Tengo que reconocer sin embargo que estos «profesionales de la Biblia» —enfrentados a una aceptación por parte de los lectores que demostraba la existencia de una enorme «demanda» de información a la que no se había dado una «oferta» por parte de quienes debían y podían hacerlo— terminaron por aceptar aquellas «hipótesis» con interés, a menudo con simpatía, y en cualquier caso sin objeciones técnicas. Así pues, reconocieron que —aunque mi estilo era divulgativo y periodístico-los contenidos sin embargo estaban fuera de discusión, pues todos ellos procedían, en efecto, del estudio y comparación de sus trabajos de investigación, hacia los que expresaba mi reconocimiento desde las primeras páginas.
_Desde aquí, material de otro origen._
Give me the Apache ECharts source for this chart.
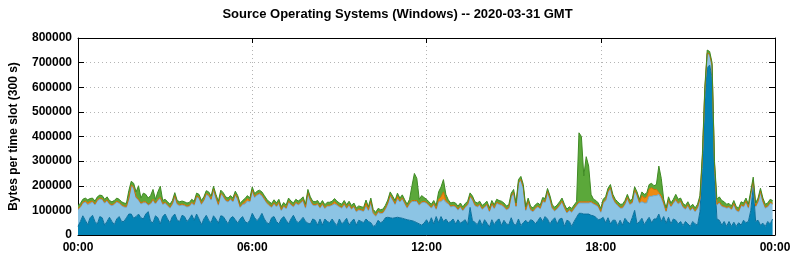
<!DOCTYPE html>
<html>
<head>
<meta charset="utf-8">
<script src="https://cdn.jsdelivr.net/npm/echarts@6/dist/echarts.min.js"></script>
<style>
  html, body { margin: 0; padding: 0; background: #fff; }
  #chart { width: 795px; height: 260px; }
</style>
</head>
<body>
<div id="chart"></div>
<script>
'use strict';
// 288 slots of 300 s, values in kB per slot (stack order bottom -> top)
const slotsPerTick = 72; // 6 h
const xTicks = ['00:00', '06:00', '12:00', '18:00', '00:00'];

const darkBlue = [
  35,55,78,60,42,70,80,55,45,75,70,40,55,72,55,42,65,75,55,55,70,85,85,68,
  75,85,70,65,85,95,55,50,78,70,45,75,85,65,50,75,85,60,55,80,75,55,65,82,
  60,85,65,42,65,80,60,50,78,65,48,78,75,60,45,68,75,62,48,65,75,55,48,60,
  88,70,58,70,88,65,50,45,70,75,55,45,65,75,60,45,65,80,60,50,60,72,55,48,
  45,65,60,40,65,40,65,55,50,65,50,38,65,45,55,68,40,55,65,40,60,55,50,65,
  55,50,35,40,60,50,55,70,72,70,68,70,72,70,68,65,62,60,58,55,50,45,40,48,
  62,45,70,45,75,50,75,55,65,50,55,65,45,62,48,55,62,42,112,58,52,42,62,38,
  62,48,32,62,42,58,65,38,60,45,42,70,45,40,65,38,50,60,48,62,58,45,58,72,
  55,75,65,45,60,70,45,65,68,35,60,55,35,55,72,88,88,85,85,85,80,78,72,62,
  65,72,50,70,45,60,60,38,60,40,68,55,45,70,100,45,55,68,42,58,72,50,65,65,
  85,55,75,48,72,45,65,60,45,55,38,55,45,35,55,45,40,95,270,540,680,690,640,250,
  65,60,40,55,35,55,35,52,35,50,40,60,50,55,100,195,55,60,40,48,35,55,45,65
];
const lightBlue = [
  69,57,51,74,81,58,54,67,94,71,74,89,84,52,64,82,69,54,64,59,42,61,114,123,
  76,56,56,66,46,26,71,91,48,71,104,49,44,54,59,49,71,64,64,42,44,59,51,47,
  61,69,84,82,74,84,99,92,104,84,73,88,81,79,89,76,59,100,96,47,49,71,90,74,
  91,82,104,96,71,79,79,74,42,52,59,84,34,41,46,89,57,34,69,72,69,67,54,121,
  94,56,59,84,44,84,42,62,67,56,76,83,49,64,69,39,81,49,49,54,42,44,46,50,
  44,84,52,36,32,37,34,34,54,89,74,54,74,64,79,62,47,66,78,81,86,76,91,85,
  67,74,39,79,29,85,60,90,67,77,59,52,69,39,66,43,50,79,43,84,67,72,59,66,
  50,73,62,62,65,71,59,83,54,57,65,84,124,74,144,184,139,39,86,39,36,62,56,34,
  81,57,108,99,46,27,61,54,66,74,29,44,57,51,47,42,42,45,45,45,52,48,49,52,
  27,57,89,104,144,89,69,81,49,69,56,94,79,59,80,114,74,67,88,72,85,107,95,95,
  80,95,51,46,64,69,64,81,81,79,74,49,74,64,54,49,69,49,40,45,55,40,45,35,
  56,71,76,58,74,57,67,72,64,44,79,54,84,54,64,24,59,74,134,86,74,59,84,59
];
const orange = [
  4,4,4,4,8,8,4,4,4,4,4,4,4,4,4,4,4,4,4,4,4,4,4,4,
  4,4,4,4,4,4,4,4,4,4,4,4,4,4,4,4,4,4,4,4,4,4,4,4,
  4,4,4,4,4,4,4,4,4,4,4,4,4,4,4,4,4,4,4,4,4,10,10,4,
  4,4,4,4,4,4,4,4,4,4,4,4,4,4,4,4,4,4,4,4,4,4,4,4,
  4,4,4,4,4,4,4,4,4,4,10,4,4,4,4,4,4,4,4,4,4,4,4,15,
  4,4,4,4,4,4,4,4,4,4,4,4,12,4,4,4,4,4,4,4,4,4,4,4,
  4,4,4,4,4,10,20,30,8,4,4,4,4,4,4,4,4,4,4,4,4,4,4,4,
  4,4,4,4,4,4,4,4,4,4,4,4,4,4,4,4,4,4,4,4,4,4,4,4,
  4,4,4,4,4,4,4,4,4,4,4,4,4,4,4,5,5,5,5,5,4,4,4,4,
  4,4,4,4,4,4,4,4,4,4,4,4,4,4,4,4,4,25,20,25,30,35,25,25,
  8,10,4,4,4,4,4,4,4,4,4,4,4,4,4,4,4,4,4,4,5,4,4,4,
  4,4,4,4,4,4,4,4,4,4,4,4,4,4,4,4,4,4,4,4,4,4,4,4
];
const green = [
  12,12,12,12,12,12,12,12,12,12,12,12,12,12,12,12,12,12,12,12,12,30,15,15,
  20,55,20,35,30,25,30,40,15,30,45,12,12,12,12,12,12,12,12,12,12,12,12,12,
  12,12,12,12,12,12,12,12,12,12,12,12,12,12,12,12,12,12,12,12,12,12,12,12,
  12,12,12,12,12,12,12,12,12,12,12,12,12,12,12,12,12,12,12,12,12,12,12,12,
  12,12,12,12,12,12,12,12,12,12,12,12,12,12,12,12,12,12,12,12,12,12,12,12,
  12,12,12,12,12,12,12,12,12,12,12,12,12,12,12,12,12,15,60,110,90,20,25,15,
  12,12,12,12,12,30,40,50,25,12,12,12,12,12,12,12,12,12,12,12,12,12,12,12,
  12,12,12,12,12,12,12,12,12,12,12,12,12,12,12,12,12,12,12,12,12,12,12,12,
  12,12,12,12,12,12,12,12,12,12,12,12,12,12,12,280,265,105,183,145,29,15,15,12,
  12,12,12,12,12,12,12,12,12,12,12,12,12,12,12,12,12,15,15,15,18,18,15,20,
  107,70,15,12,15,12,12,20,15,12,12,12,12,12,12,12,12,12,16,11,11,11,11,11,
  20,20,20,18,12,12,12,12,12,12,12,12,12,12,12,12,12,12,12,12,12,12,12,12
];

const layers = [
  { name: 'dark', values: darkBlue, area: '#0383b5', line: '#0a6f9c' },
  { name: 'light', values: lightBlue, area: '#8cc4e4', line: '#6aa6c8' },
  { name: 'orange', values: orange, area: '#ec8a12', line: '#cc6f00' },
  { name: 'green', values: green, area: '#5ba83a', line: '#3f8a24' },
];

// one category per slot boundary: 0 .. 288 (00:00 .. 24:00)
const slots = Array.from({ length: darkBlue.length + 1 }, (_, i) => String(i));

const bold = { fontFamily: 'Liberation Sans, Arial, sans-serif', fontWeight: 'bold', fontSize: 12, color: '#000' };
const dotted = { show: true, interval: slotsPerTick - 1, lineStyle: { color: '#b4b4b4', type: [1, 3], width: 1 } };
const black = { show: true, onZero: false, lineStyle: { color: '#000', width: 1 } };
const xTick = { show: true, inside: true, length: 5, interval: slotsPerTick - 1, lineStyle: { color: '#000' } };
const yTick = { show: true, inside: true, length: 6, lineStyle: { color: '#000' } };

const chart = echarts.init(document.getElementById('chart'), null, { renderer: 'canvas' });
chart.setOption({
  animation: false,
  backgroundColor: '#fff',
  title: {
    text: 'Source Operating Systems (Windows) -- 2020-03-31 GMT',
    left: 'center', top: 3,
    textStyle: { ...bold, fontSize: 13 },
  },
  grid: { left: 75, right: 20, top: 38, bottom: 25 },
  xAxis: [
    {
      type: 'category', data: slots, boundaryGap: false, position: 'bottom',
      axisLine: black, axisTick: xTick,
      axisLabel: { ...bold, margin: 7, interval: slotsPerTick - 1, formatter: (v, i) => xTicks[i / slotsPerTick] },
      splitLine: dotted,
    },
    {
      type: 'category', data: slots, boundaryGap: false, position: 'top',
      axisLine: black, axisTick: xTick,
      axisLabel: { show: false }, splitLine: { show: false },
    },
  ],
  yAxis: [
    {
      type: 'value', min: 0, max: 800000, interval: 100000, position: 'left',
      name: 'Bytes per time slot (300 s)', nameLocation: 'middle', nameGap: 58, nameRotate: 90,
      nameTextStyle: { ...bold },
      axisLine: black, axisTick: yTick,
      axisLabel: { ...bold, margin: 6, formatter: (v) => String(v) },
      splitLine: { show: true, lineStyle: { color: '#b4b4b4', type: [1, 3], width: 1 } },
    },
    {
      type: 'value', min: 0, max: 800000, interval: 100000, position: 'right',
      axisLine: black, axisTick: yTick,
      axisLabel: { show: false }, splitLine: { show: false },
    },
  ],
  series: layers.map((l) => ({
    name: l.name, type: 'line', stack: 'total', symbol: 'none', smooth: false,
    xAxisIndex: 0, yAxisIndex: 0,
    lineStyle: { color: l.line, width: 1 },
    areaStyle: { color: l.area, opacity: 1 },
    data: l.values.map((v) => v * 1000),
  })),
});
</script>
</body>
</html>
No me sorprende, por tanto, este trato indulgente de los «expertos», conscientes de que, durante muchos años, no escatimé ninguna clase de esfuerzos antes de arriesgarme a publicar aquellas trescientas páginas.

Y por otro lado, a diferencia de editores y especialistas, tampoco me sorprende demasiado la acogida por parte del público, una acogida constante y prácticamente similar en todos los países del mundo a cuyos idiomas se tradujo el libro. En realidad, yo no había previsto que pudiera ser así. Pero —sea cual fuere mi grado de eficacia para darles respuesta— sabía muy bien que eran muchos los que se planteaban las preguntas que me habían llevado a emprender aquella investigación. Yo la había iniciado y continuado para dar respuestas a interrogantes del siguiente género: «¿Qué relación hay entre lo que narran los evangelios y lo que sucedió realmente?»; «¿Puede encontrar todavía espacio el Nuevo Testamento en el apartado de la Historia o debemos incluirlo entre las obras de poesía, mitología o simbología?»; «¿Qué se puede pensar acerca de las hipótesis —presentadas frecuentemente como nuevos dogmas— que afirman que los textos fundamentales de la fe habrían sufrido tantas y tales manipulaciones que resultaría ingenuo buscar en ellos un testimonio histórico creíble?»

Al ser consciente de la necesidad de no quitarle a la fe su carácter misterioso de «gracia» procedente de Dios y de «acogida», de «apuesta» por parte del hombre, he procurado, en la medida de lo posible, razonar sobre esa intuición que, en un determinado momento de mi vida, me ha hecho «sentir» que en los evangelios se encuentra la respuesta concreta a las demandas de los hombres de todas las épocas y lugares.